## begin Entries provided
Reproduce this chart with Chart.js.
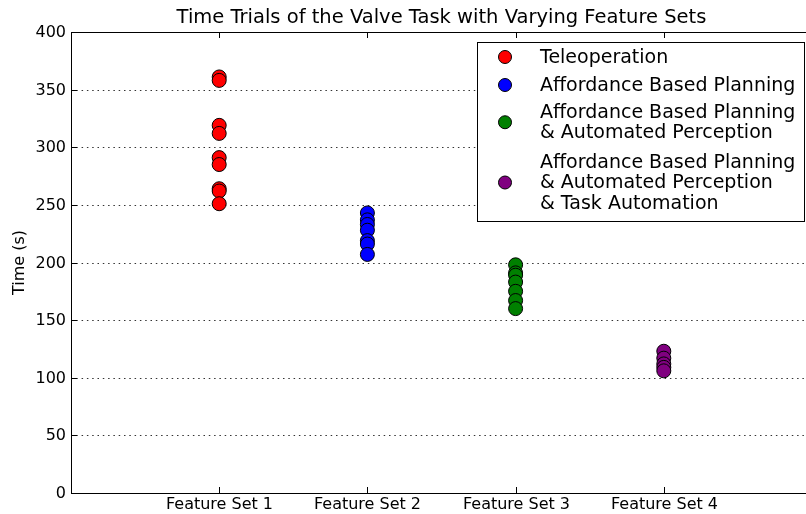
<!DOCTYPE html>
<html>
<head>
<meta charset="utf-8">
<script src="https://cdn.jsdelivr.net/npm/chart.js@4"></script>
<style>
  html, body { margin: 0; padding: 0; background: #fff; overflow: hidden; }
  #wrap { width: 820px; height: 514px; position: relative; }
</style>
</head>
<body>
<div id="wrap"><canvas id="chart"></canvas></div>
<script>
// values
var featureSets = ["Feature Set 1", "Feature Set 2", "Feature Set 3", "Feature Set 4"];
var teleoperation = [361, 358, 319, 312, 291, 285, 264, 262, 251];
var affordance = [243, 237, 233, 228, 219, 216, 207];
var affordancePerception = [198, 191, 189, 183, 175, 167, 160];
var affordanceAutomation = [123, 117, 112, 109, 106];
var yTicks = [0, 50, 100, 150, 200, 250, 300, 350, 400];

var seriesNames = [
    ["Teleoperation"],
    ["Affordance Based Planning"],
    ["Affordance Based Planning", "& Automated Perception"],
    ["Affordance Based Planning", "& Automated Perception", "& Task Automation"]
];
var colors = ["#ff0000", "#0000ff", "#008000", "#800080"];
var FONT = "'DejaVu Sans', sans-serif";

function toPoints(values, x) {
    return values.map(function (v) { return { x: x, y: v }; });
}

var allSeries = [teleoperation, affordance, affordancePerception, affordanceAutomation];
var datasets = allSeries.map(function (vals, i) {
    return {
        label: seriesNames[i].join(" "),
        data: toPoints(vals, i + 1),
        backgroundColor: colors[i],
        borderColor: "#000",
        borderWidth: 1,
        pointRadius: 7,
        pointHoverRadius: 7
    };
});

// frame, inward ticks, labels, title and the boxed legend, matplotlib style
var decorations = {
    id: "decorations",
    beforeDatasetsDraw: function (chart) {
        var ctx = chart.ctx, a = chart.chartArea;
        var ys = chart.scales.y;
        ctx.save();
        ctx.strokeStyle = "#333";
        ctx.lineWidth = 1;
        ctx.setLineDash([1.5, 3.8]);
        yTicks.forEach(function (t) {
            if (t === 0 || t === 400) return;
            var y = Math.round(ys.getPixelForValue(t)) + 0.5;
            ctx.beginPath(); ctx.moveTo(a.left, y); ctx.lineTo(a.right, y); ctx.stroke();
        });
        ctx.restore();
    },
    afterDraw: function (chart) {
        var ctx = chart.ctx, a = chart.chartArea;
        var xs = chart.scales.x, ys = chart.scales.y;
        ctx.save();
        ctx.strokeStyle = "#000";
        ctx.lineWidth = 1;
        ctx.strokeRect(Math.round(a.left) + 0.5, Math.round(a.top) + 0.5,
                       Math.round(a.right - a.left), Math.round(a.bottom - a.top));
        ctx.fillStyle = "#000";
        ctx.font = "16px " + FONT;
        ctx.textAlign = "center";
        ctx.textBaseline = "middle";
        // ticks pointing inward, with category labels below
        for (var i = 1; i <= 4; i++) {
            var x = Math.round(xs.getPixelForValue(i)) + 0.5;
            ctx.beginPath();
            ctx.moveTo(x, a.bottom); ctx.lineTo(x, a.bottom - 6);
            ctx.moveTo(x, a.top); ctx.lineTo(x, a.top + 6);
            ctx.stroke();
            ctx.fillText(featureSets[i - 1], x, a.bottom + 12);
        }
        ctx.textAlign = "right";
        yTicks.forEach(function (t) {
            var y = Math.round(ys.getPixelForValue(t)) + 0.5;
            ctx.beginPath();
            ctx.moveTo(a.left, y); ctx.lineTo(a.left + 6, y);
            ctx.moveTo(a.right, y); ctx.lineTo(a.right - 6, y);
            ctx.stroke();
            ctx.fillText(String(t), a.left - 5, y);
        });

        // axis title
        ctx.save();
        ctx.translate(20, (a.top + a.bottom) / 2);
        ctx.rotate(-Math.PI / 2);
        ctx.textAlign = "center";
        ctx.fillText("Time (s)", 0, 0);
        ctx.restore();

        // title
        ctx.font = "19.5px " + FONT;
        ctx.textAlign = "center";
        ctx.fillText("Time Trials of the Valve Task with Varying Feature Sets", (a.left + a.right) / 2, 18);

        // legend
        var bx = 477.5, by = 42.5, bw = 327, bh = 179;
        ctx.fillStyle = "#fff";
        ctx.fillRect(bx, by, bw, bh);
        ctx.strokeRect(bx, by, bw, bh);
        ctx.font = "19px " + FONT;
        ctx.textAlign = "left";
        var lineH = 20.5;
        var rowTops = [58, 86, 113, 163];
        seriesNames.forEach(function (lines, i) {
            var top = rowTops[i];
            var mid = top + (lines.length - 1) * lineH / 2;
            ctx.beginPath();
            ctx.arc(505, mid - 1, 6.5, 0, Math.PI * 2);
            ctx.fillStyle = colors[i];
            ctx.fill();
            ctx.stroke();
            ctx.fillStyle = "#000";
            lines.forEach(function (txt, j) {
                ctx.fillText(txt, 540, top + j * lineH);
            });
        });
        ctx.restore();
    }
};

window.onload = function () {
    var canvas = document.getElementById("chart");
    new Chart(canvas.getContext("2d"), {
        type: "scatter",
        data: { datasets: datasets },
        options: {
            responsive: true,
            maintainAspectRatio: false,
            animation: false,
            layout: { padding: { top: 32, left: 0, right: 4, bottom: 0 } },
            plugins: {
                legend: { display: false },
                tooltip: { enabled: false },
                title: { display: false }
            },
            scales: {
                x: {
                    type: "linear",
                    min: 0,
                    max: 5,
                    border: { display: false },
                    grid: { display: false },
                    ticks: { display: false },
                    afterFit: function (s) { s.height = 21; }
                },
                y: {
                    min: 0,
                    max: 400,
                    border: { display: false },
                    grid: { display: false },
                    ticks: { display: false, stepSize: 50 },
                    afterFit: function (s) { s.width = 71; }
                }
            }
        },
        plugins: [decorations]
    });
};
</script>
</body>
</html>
## end Entries provided
## begin Entries provided
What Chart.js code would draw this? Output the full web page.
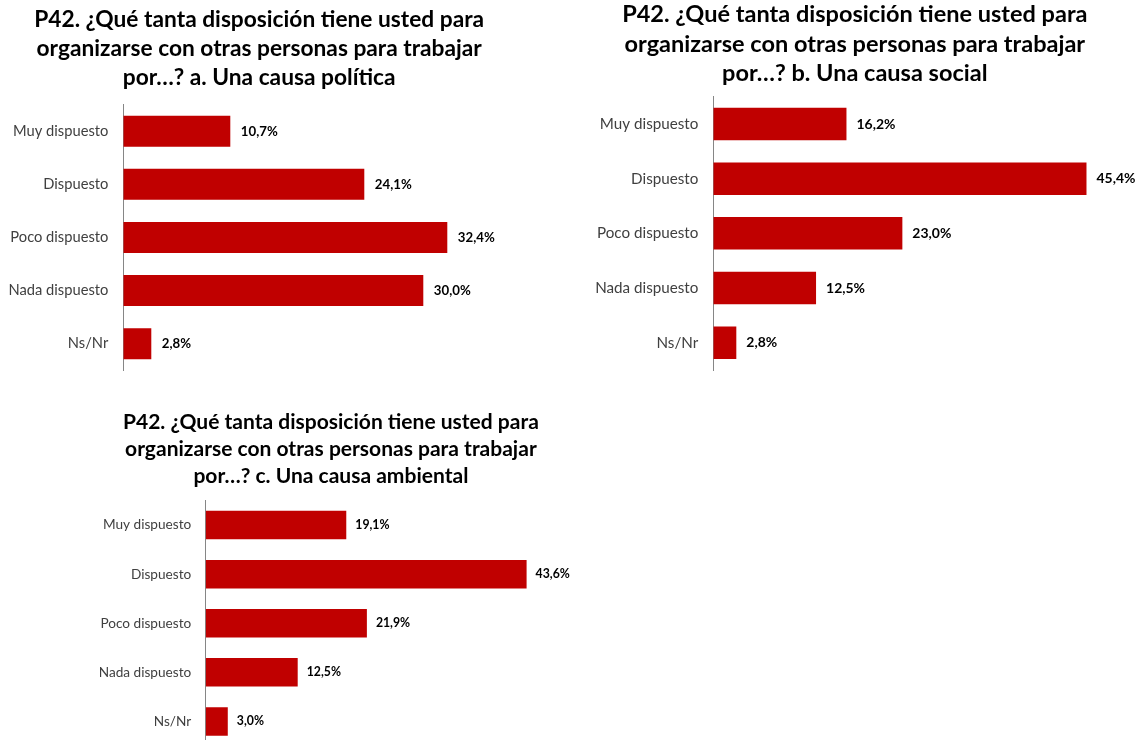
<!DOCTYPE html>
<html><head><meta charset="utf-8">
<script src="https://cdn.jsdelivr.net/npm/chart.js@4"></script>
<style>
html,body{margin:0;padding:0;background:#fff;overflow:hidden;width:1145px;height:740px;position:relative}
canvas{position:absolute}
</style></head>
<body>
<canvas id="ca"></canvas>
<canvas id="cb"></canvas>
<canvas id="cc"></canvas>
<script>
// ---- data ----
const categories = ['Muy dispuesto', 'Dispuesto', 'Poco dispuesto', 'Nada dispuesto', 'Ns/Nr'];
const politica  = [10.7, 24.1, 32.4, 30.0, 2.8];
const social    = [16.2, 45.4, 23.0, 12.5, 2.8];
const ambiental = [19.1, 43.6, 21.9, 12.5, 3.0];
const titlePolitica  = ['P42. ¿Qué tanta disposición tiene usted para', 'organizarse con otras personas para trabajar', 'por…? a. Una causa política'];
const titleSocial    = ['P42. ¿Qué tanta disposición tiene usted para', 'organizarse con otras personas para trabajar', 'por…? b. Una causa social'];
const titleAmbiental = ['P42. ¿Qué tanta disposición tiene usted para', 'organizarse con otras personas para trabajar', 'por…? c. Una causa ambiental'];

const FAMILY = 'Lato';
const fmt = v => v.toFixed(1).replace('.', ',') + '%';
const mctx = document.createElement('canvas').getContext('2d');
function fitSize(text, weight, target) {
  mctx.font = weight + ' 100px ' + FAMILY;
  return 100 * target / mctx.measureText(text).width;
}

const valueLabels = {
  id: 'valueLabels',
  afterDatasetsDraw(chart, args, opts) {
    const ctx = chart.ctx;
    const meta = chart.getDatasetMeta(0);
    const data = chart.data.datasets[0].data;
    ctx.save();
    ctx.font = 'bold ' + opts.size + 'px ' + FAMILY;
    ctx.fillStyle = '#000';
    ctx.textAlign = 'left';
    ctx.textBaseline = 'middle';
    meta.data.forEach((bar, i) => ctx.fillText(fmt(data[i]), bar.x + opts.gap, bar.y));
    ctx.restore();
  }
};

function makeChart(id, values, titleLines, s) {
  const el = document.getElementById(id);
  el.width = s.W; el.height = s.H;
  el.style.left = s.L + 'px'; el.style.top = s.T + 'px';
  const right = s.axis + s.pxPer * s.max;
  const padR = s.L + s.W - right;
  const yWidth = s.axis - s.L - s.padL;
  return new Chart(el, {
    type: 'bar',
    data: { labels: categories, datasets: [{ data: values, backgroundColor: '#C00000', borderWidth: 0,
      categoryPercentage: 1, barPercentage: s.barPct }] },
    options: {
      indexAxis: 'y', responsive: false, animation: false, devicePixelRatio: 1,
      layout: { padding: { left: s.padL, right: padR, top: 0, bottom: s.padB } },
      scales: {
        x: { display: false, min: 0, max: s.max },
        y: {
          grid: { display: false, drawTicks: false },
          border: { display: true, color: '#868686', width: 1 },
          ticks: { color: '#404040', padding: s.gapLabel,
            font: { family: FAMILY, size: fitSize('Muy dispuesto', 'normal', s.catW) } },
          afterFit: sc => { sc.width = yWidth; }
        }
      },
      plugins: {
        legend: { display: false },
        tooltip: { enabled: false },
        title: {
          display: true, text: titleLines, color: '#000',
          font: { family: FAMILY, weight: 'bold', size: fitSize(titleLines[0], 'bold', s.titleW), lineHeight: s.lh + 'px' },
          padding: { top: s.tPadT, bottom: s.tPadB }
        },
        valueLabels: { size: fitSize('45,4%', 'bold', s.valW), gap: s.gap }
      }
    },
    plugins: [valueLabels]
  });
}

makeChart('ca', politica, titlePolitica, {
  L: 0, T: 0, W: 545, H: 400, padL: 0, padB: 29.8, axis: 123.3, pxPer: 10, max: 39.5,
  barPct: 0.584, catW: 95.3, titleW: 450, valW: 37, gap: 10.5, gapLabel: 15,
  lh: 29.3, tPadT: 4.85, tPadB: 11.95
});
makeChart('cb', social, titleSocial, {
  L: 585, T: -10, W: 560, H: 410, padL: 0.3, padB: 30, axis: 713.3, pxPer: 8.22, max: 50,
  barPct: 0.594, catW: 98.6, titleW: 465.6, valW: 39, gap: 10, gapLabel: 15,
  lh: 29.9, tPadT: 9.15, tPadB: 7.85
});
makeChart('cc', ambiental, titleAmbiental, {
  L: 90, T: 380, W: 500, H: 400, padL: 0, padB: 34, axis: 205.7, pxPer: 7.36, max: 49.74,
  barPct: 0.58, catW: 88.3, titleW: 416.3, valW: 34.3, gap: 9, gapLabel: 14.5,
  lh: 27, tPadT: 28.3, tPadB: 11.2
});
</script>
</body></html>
## end Entries provided
* [Exercise requirements]: Repeat the lines between those holding "What Chart.js code" and "const titleAmbiental = ['P42.", inclusive. Pictures stay out.

* [Task response]:
What Chart.js code would draw this? Output the full web page.
<!DOCTYPE html>
<html><head><meta charset="utf-8">
<script src="https://cdn.jsdelivr.net/npm/chart.js@4"></script>
<style>
html,body{margin:0;padding:0;background:#fff;overflow:hidden;width:1145px;height:740px;position:relative}
canvas{position:absolute}
</style></head>
<body>
<canvas id="ca"></canvas>
<canvas id="cb"></canvas>
<canvas id="cc"></canvas>
<script>
// ---- data ----
const categories = ['Muy dispuesto', 'Dispuesto', 'Poco dispuesto', 'Nada dispuesto', 'Ns/Nr'];
const politica  = [10.7, 24.1, 32.4, 30.0, 2.8];
const social    = [16.2, 45.4, 23.0, 12.5, 2.8];
const ambiental = [19.1, 43.6, 21.9, 12.5, 3.0];
const titlePolitica  = ['P42. ¿Qué tanta disposición tiene usted para', 'organizarse con otras personas para trabajar', 'por…? a. Una causa política'];
const titleSocial    = ['P42. ¿Qué tanta disposición tiene usted para', 'organizarse con otras personas para trabajar', 'por…? b. Una causa social'];
const titleAmbiental = ['P42. ¿Qué tanta disposición tiene usted para', 'organizarse con otras personas para trabajar', 'por…? c. Una causa ambiental'];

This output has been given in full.